→ **EXERCISE DESCRIPTION**: Quote the whole listing exactly. Leave the pictures out of your copy.

Start of RECORDED DATA

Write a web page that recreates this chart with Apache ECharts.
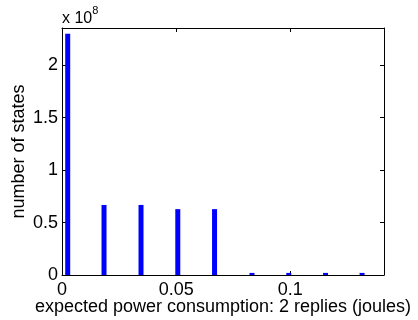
<!DOCTYPE html>
<html>
<head>
<meta charset="utf-8">
<script src="https://cdn.jsdelivr.net/npm/echarts@6/dist/echarts.min.js"></script>
<style>
  html, body { margin: 0; padding: 0; background: #fff; }
  #chart { width: 418px; height: 320px; }
</style>
</head>
<body>
<div id="chart"></div>
<script>
// histogram bin centres (joules) and counts of states
const binCenters = [0.0025, 0.0184, 0.0346, 0.0507, 0.0668, 0.0832, 0.0993, 0.1154, 0.1314];
const stateCounts = [2.30e8, 0.668e8, 0.668e8, 0.628e8, 0.628e8, 0.02e8, 0.02e8, 0.02e8, 0.02e8];

const xTickLabels = ['0', '0.05', '0.1'];
const yTickLabels = ['0', '0.5', '1', '1.5', '2'];

const font = 'Liberation Sans, Arial, sans-serif';

const chart = echarts.init(document.getElementById('chart'));

const boxAxis = {
  axisLine: { show: true, onZero: false, lineStyle: { color: '#000', width: 1 } },
  axisTick: { show: true, inside: true, length: 4, lineStyle: { color: '#000' } },
  splitLine: { show: false },
};

const option = {
  animation: false,
  grid: { left: 62, right: 34, top: 28, bottom: 45, outerBoundsMode: 'none', containLabel: false },
  xAxis: [
    {
      type: 'value',
      min: 0,
      max: 0.141,
      interval: 0.05,
      ...boxAxis,
      axisLabel: {
        showMaxLabel: false,
        margin: 6,
        color: '#000',
        fontSize: 18,
        fontFamily: font,
        formatter: (v) => xTickLabels[Math.round(v / 0.05)] || '',
      },
      name: 'expected power consumption: 2 replies (joules)',
      nameLocation: 'middle',
      nameGap: 23,
      nameMoveOverlap: false,
      nameTextStyle: { color: '#000', fontSize: 18, fontFamily: font },
    },
    {
      type: 'value',
      position: 'top',
      min: 0,
      max: 0.141,
      interval: 0.05,
      ...boxAxis,
      axisLabel: { show: false },
    },
  ],
  yAxis: [
    {
      type: 'value',
      min: 0,
      max: 2.355e8,
      interval: 0.5e8,
      ...boxAxis,
      axisLabel: {
        showMaxLabel: false,
        margin: 4,
        color: '#000',
        fontSize: 18,
        fontFamily: font,
        formatter: (v) => yTickLabels[Math.round(v / 0.5e8)] || '',
      },
      name: 'number of states',
      nameLocation: 'middle',
      nameGap: 34,
      nameMoveOverlap: false,
      nameTextStyle: { color: '#000', fontSize: 18, fontFamily: font },
    },
    {
      type: 'value',
      position: 'right',
      min: 0,
      max: 2.355e8,
      interval: 0.5e8,
      ...boxAxis,
      axisLabel: { show: false },
    },
  ],
  graphic: [
    {
      type: 'text',
      left: 62,
      top: 5,
      style: {
        text: '{b|x 10}{s|8}',
        rich: {
          b: { fontSize: 16, fontFamily: font, fill: '#000', verticalAlign: 'bottom', lineHeight: 22 },
          s: { fontSize: 11, fontFamily: font, fill: '#000', verticalAlign: 'top', lineHeight: 22 },
        },
      },
    },
  ],
  series: [
    {
      type: 'bar',
      xAxisIndex: 0,
      yAxisIndex: 0,
      barWidth: 5,
      itemStyle: { color: '#0000ff' },
      data: binCenters.map((x, i) => [x, stateCounts[i]]),
    },
  ],
};

chart.setOption(option);
</script>
</body>
</html>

End of RECORDED DATA

→ **ANSWER TO THIS TASK**:
Write a web page that recreates this chart with Apache ECharts.
<!DOCTYPE html>
<html>
<head>
<meta charset="utf-8">
<script src="https://cdn.jsdelivr.net/npm/echarts@6/dist/echarts.min.js"></script>
<style>
  html, body { margin: 0; padding: 0; background: #fff; }
  #chart { width: 418px; height: 320px; }
</style>
</head>
<body>
<div id="chart"></div>
<script>
// histogram bin centres (joules) and counts of states
const binCenters = [0.0025, 0.0184, 0.0346, 0.0507, 0.0668, 0.0832, 0.0993, 0.1154, 0.1314];
const stateCounts = [2.30e8, 0.668e8, 0.668e8, 0.628e8, 0.628e8, 0.02e8, 0.02e8, 0.02e8, 0.02e8];

const xTickLabels = ['0', '0.05', '0.1'];
const yTickLabels = ['0', '0.5', '1', '1.5', '2'];

const font = 'Liberation Sans, Arial, sans-serif';

const chart = echarts.init(document.getElementById('chart'));

const boxAxis = {
  axisLine: { show: true, onZero: false, lineStyle: { color: '#000', width: 1 } },
  axisTick: { show: true, inside: true, length: 4, lineStyle: { color: '#000' } },
  splitLine: { show: false },
};

const option = {
  animation: false,
  grid: { left: 62, right: 34, top: 28, bottom: 45, outerBoundsMode: 'none', containLabel: false },
  xAxis: [
    {
      type: 'value',
      min: 0,
      max: 0.141,
      interval: 0.05,
      ...boxAxis,
      axisLabel: {
        showMaxLabel: false,
        margin: 6,
        color: '#000',
        fontSize: 18,
        fontFamily: font,
        formatter: (v) => xTickLabels[Math.round(v / 0.05)] || '',
      },
      name: 'expected power consumption: 2 replies (joules)',
      nameLocation: 'middle',
      nameGap: 23,
      nameMoveOverlap: false,
      nameTextStyle: { color: '#000', fontSize: 18, fontFamily: font },
    },
    {
      type: 'value',
      position: 'top',
      min: 0,
      max: 0.141,
      interval: 0.05,
      ...boxAxis,
      axisLabel: { show: false },
    },
  ],
  yAxis: [
    {
      type: 'value',
      min: 0,
      max: 2.355e8,
      interval: 0.5e8,
      ...boxAxis,
      axisLabel: {
        showMaxLabel: false,
        margin: 4,
        color: '#000',
        fontSize: 18,
        fontFamily: font,
        formatter: (v) => yTickLabels[Math.round(v / 0.5e8)] || '',
      },
      name: 'number of states',
      nameLocation: 'middle',
      nameGap: 34,
      nameMoveOverlap: false,
      nameTextStyle: { color: '#000', fontSize: 18, fontFamily: font },
    },
    {
      type: 'value',
      position: 'right',
      min: 0,
      max: 2.355e8,
      interval: 0.5e8,
      ...boxAxis,
      axisLabel: { show: false },
    },
  ],
  graphic: [
    {
      type: 'text',
      left: 62,
      top: 5,
      style: {
        text: '{b|x 10}{s|8}',
        rich: {
          b: { fontSize: 16, fontFamily: font, fill: '#000', verticalAlign: 'bottom', lineHeight: 22 },
          s: { fontSize: 11, fontFamily: font, fill: '#000', verticalAlign: 'top', lineHeight: 22 },
        },
      },
    },
  ],
  series: [
    {
      type: 'bar',
      xAxisIndex: 0,
      yAxisIndex: 0,
      barWidth: 5,
      itemStyle: { color: '#0000ff' },
      data: binCenters.map((x, i) => [x, stateCounts[i]]),
    },
  ],
};

chart.setOption(option);
</script>
</body>
</html>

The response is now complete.